The water shrew is much like the erd shrew in general appearance, but its fur is nearly black on the upper parts of the body, instead of the reddish-brown color which marks its relative. On the under parts its fur is beautifully white. The fur is very silky and has the useful property of repelling water. When swimming, the parts of the body which are submerged appear to be sprinkled with tiny silver beads, which give the animal a very brilliant appearance. This phenomenon is due to air-bubbles that cling to the fur. Water shrews are fond of pools and streams that are pretty well open to the sunlight.
The following account of them is given by the writer in "Longman's," already quoted: "See these water shrews, how they chase one another in the pool! Out of the water their fur is black and soft, but under it a thousand air-bubbles clothe them round till they flash like silver fishes in the sun. In and out of the weeds they swim, picking off the fresh-water shrimps from under the leaves. No sea otter is more at home under the water than they. Yet are their feet not webbed, but only fringed about with stiff white hairs. Instead of swimming with the direct motion of the water rat, the water shrew appears to move alternately both its feet on either side. Unlike the common shrew, which rears its young near the surface of the ground, often in the old nest of a field mouse, the water shrew nests in holes under the bank. It generally, I think always, appropriates some existing hole, which it no doubt improves to. its liking."
Fig. 3.—Water Shrew (Crossopits fodiens).
Besides catching aquatic insects, the water shrew roots out larvae from the muddy banks with its long snout, and does not hesitate to eat moths and other like insects which fall into the water and drown. The ears of this creature are peculiarly adapted to prevent the entrance of water. When it goes beneath the surface, the pressure of the water folds together three small valves, which effectually close the opening of the ear. "The total length of the water shrew is not quite four inches and a half, the length of the head and body being a little more than three inches, and that of the tail being about two inches. Its snout, although long, is not quite so narrow and pointed as that of the erd shrew, and its ears are remarkably small. When it swims, it has a curious habit of spreading out its sides, so as to flatten its body as it floats upon the water" (Wood).

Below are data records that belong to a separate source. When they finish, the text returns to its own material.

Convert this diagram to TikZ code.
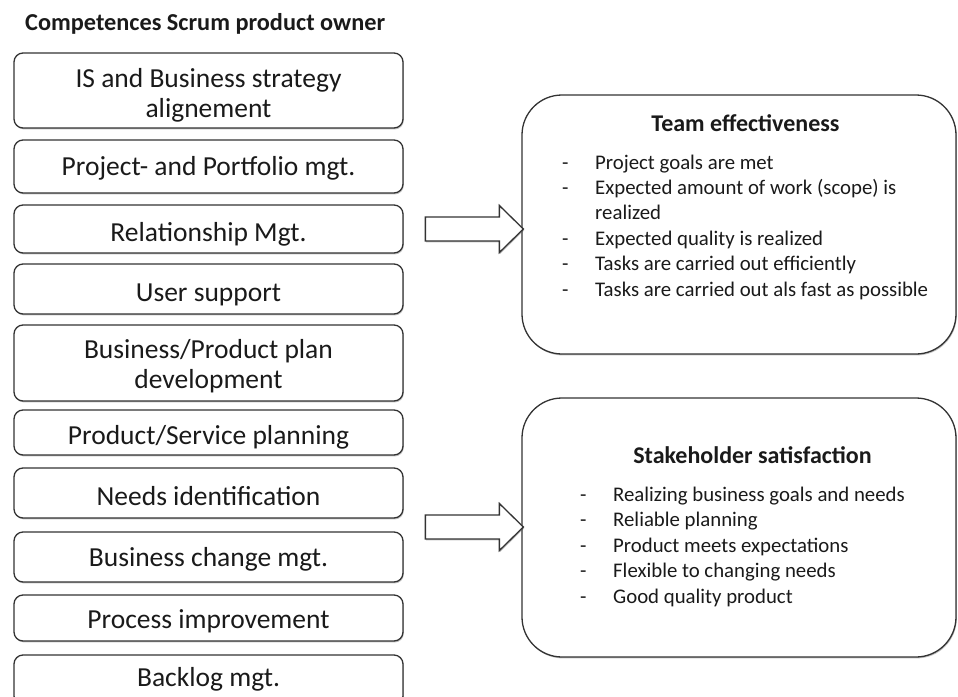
\documentclass[tikz,border=0pt]{standalone}
\usepackage{fontspec}
\setmainfont{Carlito}
\usetikzlibrary{shadows}
\definecolor{edge}{HTML}{333333}
\definecolor{ink}{HTML}{1A1A1A}

\begin{document}
\begin{tikzpicture}[x=1pt,y=-1pt,
  softshadow/.style={drop shadow={shadow xshift=0.8pt, shadow yshift=-1.4pt, opacity=0.35, fill=black!70}},
  skill/.style={draw=edge, line width=1.3pt, rounded corners=9pt, fill=white,
    minimum width=389pt, inner sep=0pt, softshadow},
  skilltext/.style={inner sep=0pt, align=center, text=ink,
    font=\fontsize{27.5}{30}\selectfont},
  outcome/.style={draw=edge, line width=1.3pt, rounded corners=40pt, fill=white,
    minimum width=434pt, minimum height=259pt, inner sep=0pt, softshadow},
  heading/.style={font=\bfseries\fontsize{24}{28}\selectfont, text=ink, inner sep=0pt},
  items/.style={font=\fontsize{20.8}{25.4}\selectfont, text=ink, align=left,
    inner sep=0pt, anchor=base west},
  blockarrow/.style={draw=edge, line width=1.3pt, fill=white, line join=miter, softshadow}
]
\useasboundingbox (0,0) rectangle (958,696);
\clip (0,0) rectangle (958,696);

% column heading
\node[font=\bfseries\fontsize{24.3}{28}\selectfont, text=ink, inner sep=0pt, anchor=base west]
  (title) at (25,30) {Competences Scrum product owner};

% competence boxes
\node[skill, minimum height=75pt] (s1)  at (208.5,90.5) {};
\node[skill, minimum height=53pt] (s2)  at (208.5,166.5) {};
\node[skill, minimum height=48pt] (s3)  at (208.5,229) {};
\node[skill, minimum height=50pt] (s4)  at (208.5,289) {};
\node[skill, minimum height=76pt] (s5)  at (208.5,363) {};
\node[skill, minimum height=45pt] (s6)  at (208.5,432.5) {};
\node[skill, minimum height=50pt] (s7)  at (208.5,493) {};
\node[skill, minimum height=50pt] (s8)  at (208.5,557) {};
\node[skill, minimum height=46pt] (s9)  at (208.5,618) {};
\node[skill, minimum height=50pt] (s10) at (208.5,680) {};

% their labels, set a little below the box centres
\node[skilltext] (s1t)  at (208.5,95)    {IS and Business strategy\\alignement};
\node[skilltext] (s2t)  at (208.5,168.5) {Project- and Portfolio mgt.};
\node[skilltext] (s3t)  at (208.5,234.5) {Relationship Mgt.};
\node[skilltext] (s4t)  at (208.5,294.5) {User support};
\node[skilltext] (s5t)  at (208.5,366.5) {Business/Product plan\\development};
\node[skilltext] (s6t)  at (208.5,437.5) {Product/Service planning};
\node[skilltext] (s7t)  at (208.5,496.5) {Needs identification};
\node[skilltext] (s8t)  at (208.5,559.5) {Business change mgt.};
\node[skilltext] (s9t)  at (208.5,621.5) {Process improvement};
\node[skilltext] (s10t) at (208.5,679.5) {Backlog mgt.};

% outcome boxes
\node[outcome] (team)  at (739,224.5) {};
\node[outcome] (stake) at (739,527.5) {};

\node[heading] (teamtitle) at (745.5,123) {Team effectiveness};
% the base anchor of a multi-line node sits on its last line
\node[items] (teamlist) at (562,296) {%
  \makebox[33pt][l]{-}Project goals are met\\
  \makebox[33pt][l]{-}Expected amount of work (scope) is\\
  \makebox[33pt][l]{}realized\\
  \makebox[33pt][l]{-}Expected quality is realized\\
  \makebox[33pt][l]{-}Tasks are carried out efficiently\\
  \makebox[33pt][l]{-}Tasks are carried out als fast as possible};

\node[heading] (staketitle) at (752.5,455) {Stakeholder satisfaction};
\node[items] (stakelist) at (580,603) {%
  \makebox[33pt][l]{-}Realizing business goals and needs\\
  \makebox[33pt][l]{-}Reliable planning\\
  \makebox[33pt][l]{-}Product meets expectations\\
  \makebox[33pt][l]{-}Flexible to changing needs\\
  \makebox[33pt][l]{-}Good quality product};

% block arrows pointing at the outcome boxes
\coordinate (tip1) at (team.west |- 0,229);
\coordinate (tip2) at (stake.west |- 0,527);
\foreach \t in {tip1,tip2}
  \draw[blockarrow] ([xshift=2pt]\t) -- ++(-24,-23.5) -- ++(0,11.5) -- ++(-74,0)
    -- ++(0,24) -- ++(74,0) -- ++(0,11.5) -- cycle;
\end{tikzpicture}
\end{document}
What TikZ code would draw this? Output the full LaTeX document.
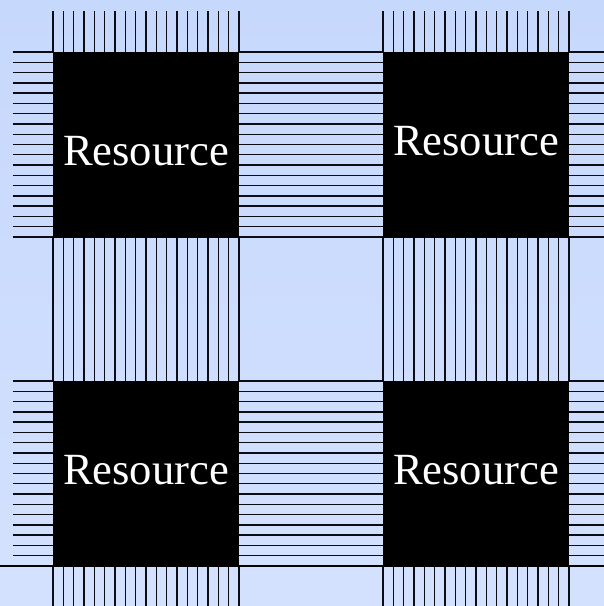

Another kind of shrew which frequents the water is the oared shrew, so called from the oar-like shape of the feet and tail. It is the largest of the British shrews, its total length to the tip of the tail being about five inches and a quarter. The fur on its back is sprinkled with white hairs, and that on the flanks and belly is blackish gray, tinged with yellow. On account of the general dark appearance of its fur, it is sometimes called the "black water shrew." The rustic shrew (Corsira rustica) is found in many parts of England, while in Ireland it replaces the erd shrew.
The smallest mammal known to exist is found among the shrews. This is the Etruscan shrew, and it is found in Italy. Its head and body measure only an inch and a half in length, and its tail adds about an inch more.